- Supreme Court of the United States

Argued December 16–17, 1952 Decided March 9, 1953
- Full case name: United States v. Kahriger
- Citations: 345 U.S. 22 (more) 73 S. Ct. 510; 97 L. Ed. 754; 1953 U.S. LEXIS 2699; 53-1 U.S. Tax Cas. (CCH) ¶ 9245; 43 A.F.T.R. (P-H) 93; 1953-1 C.B. 456

Case history
- Prior: Motion to dismiss granted, 105 F. Supp. 322 (E.D. Pa. 1952)
- Subsequent: Rehearing denied, 345 U.S. 931 (1953); on remand, 210 F.2d 565 (3d Cir. 1954).

Holding
- The federal occupational tax on persons engaged in the business of accepting wagers under the 1951 Revenue Act was constitutional.

Court membership
- Chief Justice Fred M. Vinson Associate Justices Hugo Black · Stanley F. Reed Felix Frankfurter · William O. Douglas Robert H. Jackson · Harold H. Burton Tom C. Clark · Sherman Minton

Case opinions
- Majority: Reed, joined by Vinson, Jackson, Burton, Clark, Minton
- Concurrence: Jackson
- Dissent: Black, joined by Douglas
- Dissent: Frankfurter, joined by Douglas, in part

Laws applied
- U.S. Const. art. I, §8, clause 1; U.S. Const. amend. X; Revenue Act of 1951
- Overruled by
- Marchetti v. United States, 390 U.S. 39 (1968)

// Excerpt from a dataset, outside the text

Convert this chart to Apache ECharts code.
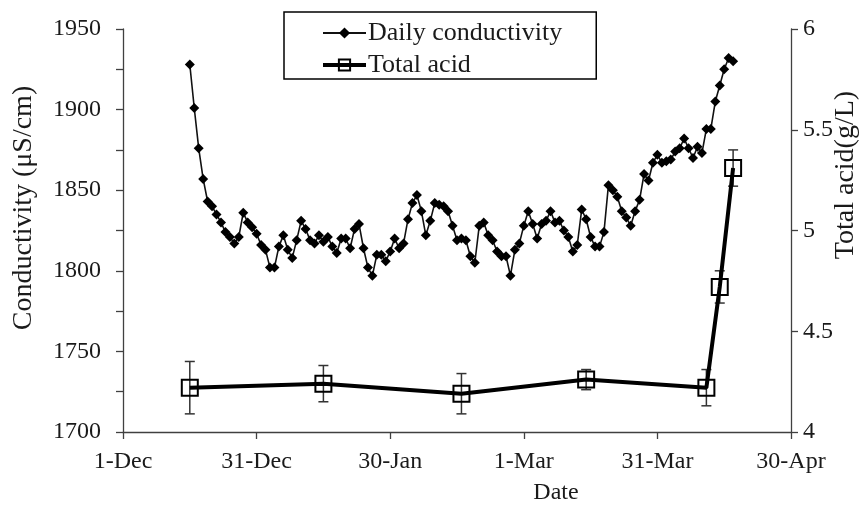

= United States v. Kahriger =

United States v. Kahriger, 345 U.S. 22 (1953), was a United States Supreme Court ruling that held certain provisions of the Revenue Act of 1951 were constitutional, in particular sections related to an occupational tax on persons involved in gambling.

The Supreme Court ruled that the Congressional purpose of penalizing intrastate gambling under the guise of imposing a tax did not violate the Constitution by infringing the police power reserved to the states. The Court stated: "Unless there are [penalty] provisions extraneous to any tax need, courts are without authority to limit the exercise of the taxing power."

The Supreme Court also ruled that the 1951 Revenue Act did not violate the Fifth Amendment privilege against self-incrimination. However, this holding was later overruled by the Court in Marchetti v. United States.